DESCRIPTION OF THE TASK. Leave out the pictures and retype only the lines from the opening line to the line that holds "from matplotlib.ticker import MultipleLocator", both ends included.

RECORDED INFORMATION.
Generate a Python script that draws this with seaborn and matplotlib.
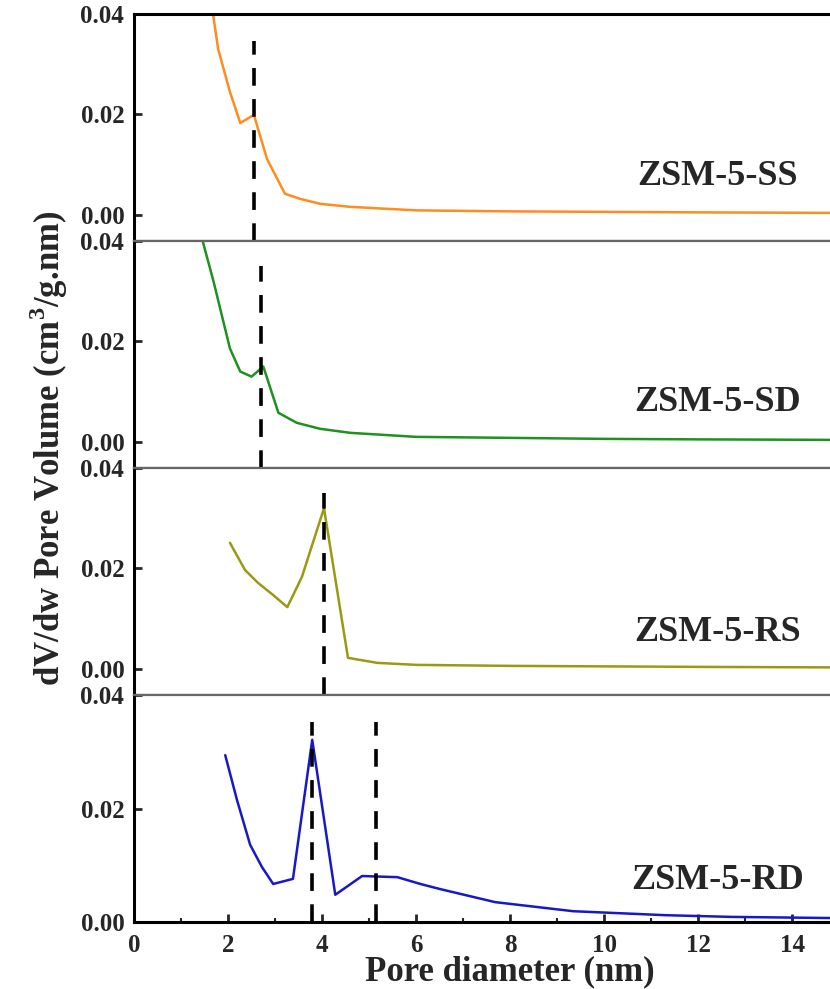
import matplotlib
matplotlib.use("Agg")
import numpy as np
import pandas as pd
import matplotlib.pyplot as plt
import seaborn as sns
from matplotlib.ticker import MultipleLocator

# Pore size distributions
ss_d = [1.60, 1.68, 1.79, 2.04, 2.26, 2.55, 2.83, 3.21, 3.53, 3.96, 4.60, 6.00, 8.00, 10.0, 12.0, 14.8]
ss_v = [0.046, 0.0400, 0.0330, 0.0245, 0.0183, 0.0199, 0.0111, 0.0042, 0.0032, 0.0022, 0.0016,
        0.0009, 0.0007, 0.0006, 0.0005, 0.0004]

sd_d = [1.40, 1.46, 1.69, 2.04, 2.26, 2.50, 2.75, 3.07, 3.46, 3.96, 4.60, 6.00, 8.00, 10.0, 12.0, 14.8]
sd_v = [0.043, 0.0400, 0.0320, 0.0186, 0.0140, 0.0130, 0.0150, 0.0058, 0.0038, 0.0026, 0.0018,
        0.0010, 0.0008, 0.0006, 0.0005, 0.0004]

rs_d = [2.04, 2.36, 2.64, 2.96, 3.26, 3.57, 4.04, 4.55, 5.17, 6.00, 8.00, 10.0, 12.0, 14.8]
rs_v = [0.0251, 0.0197, 0.0171, 0.0147, 0.0123, 0.0183, 0.0320, 0.0022, 0.0012, 0.0008,
        0.0006, 0.0005, 0.0004, 0.0003]

rd_d = [1.94, 2.19, 2.47, 2.72, 2.96, 3.38, 3.79, 4.28, 4.85, 5.60, 6.09, 6.51, 7.68, 9.34,
        11.3, 12.7, 14.8]
rd_v = [0.0294, 0.0215, 0.0136, 0.0097, 0.0067, 0.0076, 0.0321, 0.0048, 0.0081, 0.0079,
        0.0067, 0.0058, 0.0035, 0.0019, 0.0012, 0.0009, 0.0007]

names = ["ZSM-5-SS", "ZSM-5-SD", "ZSM-5-RS", "ZSM-5-RD"]
colors = ["#ff8c1e", "#1e9120", "#9a9a12", "#1818c8"]
peaks = [[2.55], [2.70], [4.03], [3.79, 5.14]]
peak_tops = [0.0346, 0.0350, 0.0350, 0.0352]

data = [(ss_d, ss_v), (sd_d, sd_v), (rs_d, rs_v), (rd_d, rd_v)]

sns.set_theme(style="ticks")
plt.rcParams['font.family'] = ['Liberation Serif', 'DejaVu Serif']
plt.rcParams['font.weight'] = 'bold'
plt.rcParams['mathtext.fontset'] = 'custom'
plt.rcParams['mathtext.bf'] = 'Liberation Serif:bold'
plt.rcParams['mathtext.rm'] = 'Liberation Serif:bold'

fig, axes = plt.subplots(4, 1, figsize=(8.3, 9.89), dpi=100, sharex=True)
fig.subplots_adjust(left=134 / 830, right=1.0, top=1 - 14 / 989, bottom=1 - 922 / 989, hspace=0)

label_y = [0.285, 0.289, 0.276, 0.185]

for i, ax in enumerate(axes):
    d, v = data[i]
    df = pd.DataFrame({"d": d, "v": v})
    sns.lineplot(data=df, x="d", y="v", ax=ax, color=colors[i], linewidth=1.8,
                 estimator=None, sort=False)

    # vertical dashed markers at the peaks
    lo = -0.0052 if i < 3 else 0.0
    for p in peaks[i]:
        ax.vlines(p, lo, peak_tops[i], colors="black", linewidth=2.6,
                  linestyles=(0, (4.9, 3.7)), zorder=3)

    ax.set_xlim(0, 14.8)
    ax.set_ylim(lo, 0.04)
    ax.set_yticks([0.0, 0.02, 0.04])
    ax.set_yticklabels(["0.00", "0.02", "0.04"])
    ax.set_xlabel("")
    ax.set_ylabel("")

    ax.text(0.838, label_y[i], names[i], transform=ax.transAxes, ha="center", va="center",
            fontsize=26, fontweight="bold")

    ax.tick_params(axis="y", direction="in", length=6, width=2, labelsize=18, pad=7)
    ax.spines["right"].set_visible(False)
    for s in ["left", "top", "bottom"]:
        ax.spines[s].set_linewidth(2.2)
        ax.spines[s].set_color("black")
    if i > 0:
        ax.spines["top"].set_color("#666666")
        ax.spines["top"].set_linewidth(1.6)
    if i < 3:
        ax.spines["bottom"].set_color("#666666")
        ax.spines["bottom"].set_linewidth(1.6)
        ax.tick_params(axis="x", which="both", bottom=False, labelbottom=False)

bax = axes[-1]
bax.set_xticks(np.arange(0, 15, 2))
bax.xaxis.set_minor_locator(MultipleLocator(1))
bax.tick_params(axis="x", which="major", direction="in", length=6, width=2, labelsize=18, pad=9)
bax.tick_params(axis="x", which="minor", direction="in", length=3, width=1.5)

fig.text(510 / 830, 1 - 972 / 989, "Pore diameter (nm)", ha="center", va="center",
         fontsize=25, fontweight="bold")
fig.text(49 / 830, 1 - 448 / 989, r"dV/dw Pore Volume (cm$^{\mathbf{3}}$/g.nm)", rotation=90,
         ha="center", va="center", fontsize=25, fontweight="bold")

fig.savefig("out.png", dpi=100)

WRITTEN RESPONSE.
Generate a Python script that draws this with seaborn and matplotlib.
import matplotlib
matplotlib.use("Agg")
import numpy as np
import pandas as pd
import matplotlib.pyplot as plt
import seaborn as sns
from matplotlib.ticker import MultipleLocator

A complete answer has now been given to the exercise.